Вряд ли можно, однако, сомневаться в том, что размывание грани между рядовыми свободными и рабами сопровождалось глубокими мировоззренческими сдвигами. Если в предшествующую эпоху представления о сущности свободы и несвободы были вполне определенными и четкими, то в период переходный к феодальному строю они все более трансформировались. Текучесть и неустойчивость социальной терминологии Раннего Средневековья указывает на эти сдвиги в истолковании традиционных понятий и стоявших за ними ценностей. То обстоятельство, что в памятниках начиная со времен Каролингов «людьми короля» или «людьми церкви» («людьми» того или иного святого) именовали равно и свободных держателей земли и несвободных, говорило само за себя. Бывший свободный, превратившись в зависимого держателя, со времен е м исключался из системы публично-правовых связей, не посещал более народного собрания, не нес воинской службы, был подсуден своему господину, который мог подвергать его, подобно рабу, телесным наказаниям. Ясно, что у людей, хранивших память о своих полноправных и независимых предках, сознание утраты свободы вызывало острые отрицательные эмоции. Об этом мы узнаем из источников нечасто. Но, например, цитированный выше Теган писал, что посланцы императора Людовика Благочестивого «нашли бесчисленное множество людей, которые были удручены отнятием их отцовского наследства либо свободы» (118, с. 157).
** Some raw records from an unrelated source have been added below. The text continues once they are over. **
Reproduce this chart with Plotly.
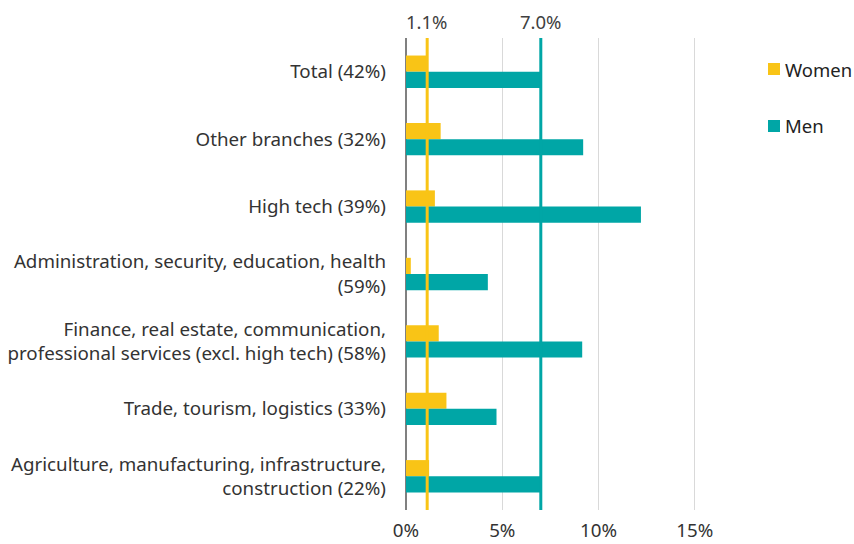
import plotly.graph_objects as go

categories = [
    "Total (42%)",
    "Other branches (32%)",
    "High tech (39%)",
    "Administration, security, education, health<br>(59%)",
    "Finance, real estate, communication,<br>professional services (excl. high tech) (58%)",
    "Trade, tourism, logistics (33%)",
    "Agriculture, manufacturing, infrastructure,<br>construction (22%)",
]
women = [1.1, 1.8, 1.5, 0.25, 1.7, 2.1, 1.2]
men = [7.0, 9.2, 12.2, 4.25, 9.15, 4.7, 7.05]
women_avg = 1.1
men_avg = 7.0

YELLOW = "#F9C416"
TEAL = "#00A6A6"
FONT = "Noto Sans"

W, H = 854, 544
ML, MR, MT, MB = 406, 111, 38, 34
PW, PH = W - ML - MR, H - MT - MB

fig = go.Figure()
fig.add_trace(go.Bar(y=categories, x=women, name="Women", orientation="h",
                     marker=dict(color=YELLOW, line=dict(width=0)), showlegend=False))
fig.add_trace(go.Bar(y=categories, x=men, name="Men", orientation="h",
                     marker=dict(color=TEAL, line=dict(width=0)), showlegend=False))

# average reference lines
for val, col in [(women_avg, YELLOW), (men_avg, TEAL)]:
    fig.add_shape(type="line", xref="x", yref="paper", x0=val, x1=val, y0=0, y1=1,
                  line=dict(color=col, width=3), layer="above")
    fig.add_annotation(x=val, y=1, xref="x", yref="paper", yshift=2,
                       text=f"{val:.1f}%", showarrow=False, yanchor="bottom",
                       font=dict(family=FONT, size=18.5, color="#404040"))

# hand-placed legend (square + label), positions in pixels from figure top-left
def px_x(p):
    return (p - ML) / PW

def px_y(p):
    return (H - MB - p) / PH

for name, col, cy in [("Women", YELLOW, 69), ("Men", TEAL, 126)]:
    fig.add_shape(type="rect", xref="paper", yref="paper",
                  x0=px_x(768), x1=px_x(780), y0=px_y(cy + 6), y1=px_y(cy - 6),
                  fillcolor=col, line=dict(width=0))
    fig.add_annotation(x=px_x(783), y=px_y(cy), xref="paper", yref="paper",
                       text=name, showarrow=False, xanchor="left", yanchor="middle",
                       font=dict(family=FONT, size=18.5, color="#222222"))

fig.update_layout(
    width=W, height=H,
    margin=dict(l=ML, r=MR, t=MT, b=MB),
    paper_bgcolor="white", plot_bgcolor="white",
    barmode="group", bargap=0.52, bargroupgap=0,
    font=dict(family=FONT, size=18.75, color="#333333"),
    showlegend=False,
    xaxis=dict(range=[0, 17.5], tickvals=[0, 5, 10, 15],
               ticktext=["0%", "5%", "10%", "15%"],
               showgrid=True, gridcolor="#D9D9D9", gridwidth=1,
               zeroline=True, zerolinecolor="#808080", zerolinewidth=1.5,
               showline=False, ticks="", ticklabelstandoff=7, automargin=False),
    yaxis=dict(autorange="reversed", showgrid=False, ticks="",
               ticklabelstandoff=19, automargin=False),
)

# drop the default 8px page margin so the figure fills the window exactly
fig.write_html("out.html", config={"displayModeBar": False},
               post_script="document.body.style.margin='0';document.body.style.overflow='hidden';")
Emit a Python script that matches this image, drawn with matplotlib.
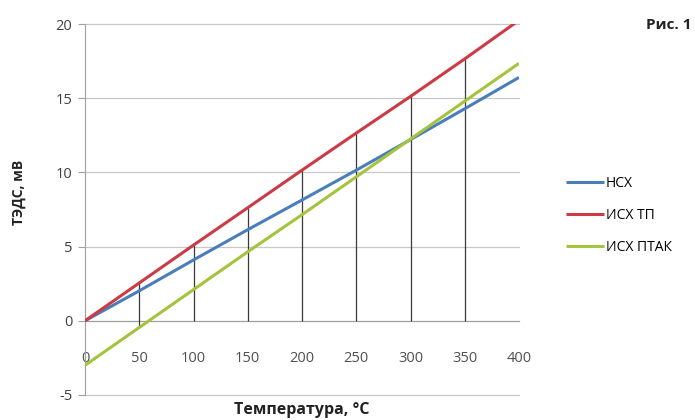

Проповедуя смирение и перенося всю проблематику свободы из социально-политического плана в спиритуальный, церковь отчасти способствовала разрядке этих конфликтов, поскольку побуждала простонародье принять его новое положение как должное и отвечающее воле творца, но, разумеется, эта перестройка общественного сознания была длительным и сложным процессом. Христианизация наталкивалась на иные идейные традиции. Стремясь избавиться от гнета и социальной приниженности, крестьяне осмысливали свой протест и бунт в категориях возврата к языческой вере, к «древнему порядку» (саксонские стеллинги, выступавшие в 40-е гг. ix в. против собственных и франкских господ), к «праву святого Олава» (норвежские биркебейнеры — повстанцы, которые примыкали к противникам опиравшихся на знать и церковь монархов; последняя четверть XII в.) либо к «законам Эдуарда Исповедника» (английские крестьяне в канун Нормандского Завоевания 1066 г.).
В то время как сами крестьяне (или по крайней мере их часть) еще продолжали осознавать себя свободными (заявляя об этом в судах, где они отстаивали свой прирожденный статус, и провозглашая во время восстаний свободу и равноправие со знатью), господствующий класс рассматривал их уже в качестве несвободных: в цитированной выше поэме Адальберона «трудящиеся» приравниваются к сервам, тогда как «свободными» названы лишь знатные («те, кто молятся» и «те, кто сражаются»). Это расхождение в истолковании положения крестьянства было в период Раннего Средневековья и оставалось в дальнейшем одним из источников острых социальных конфликтов.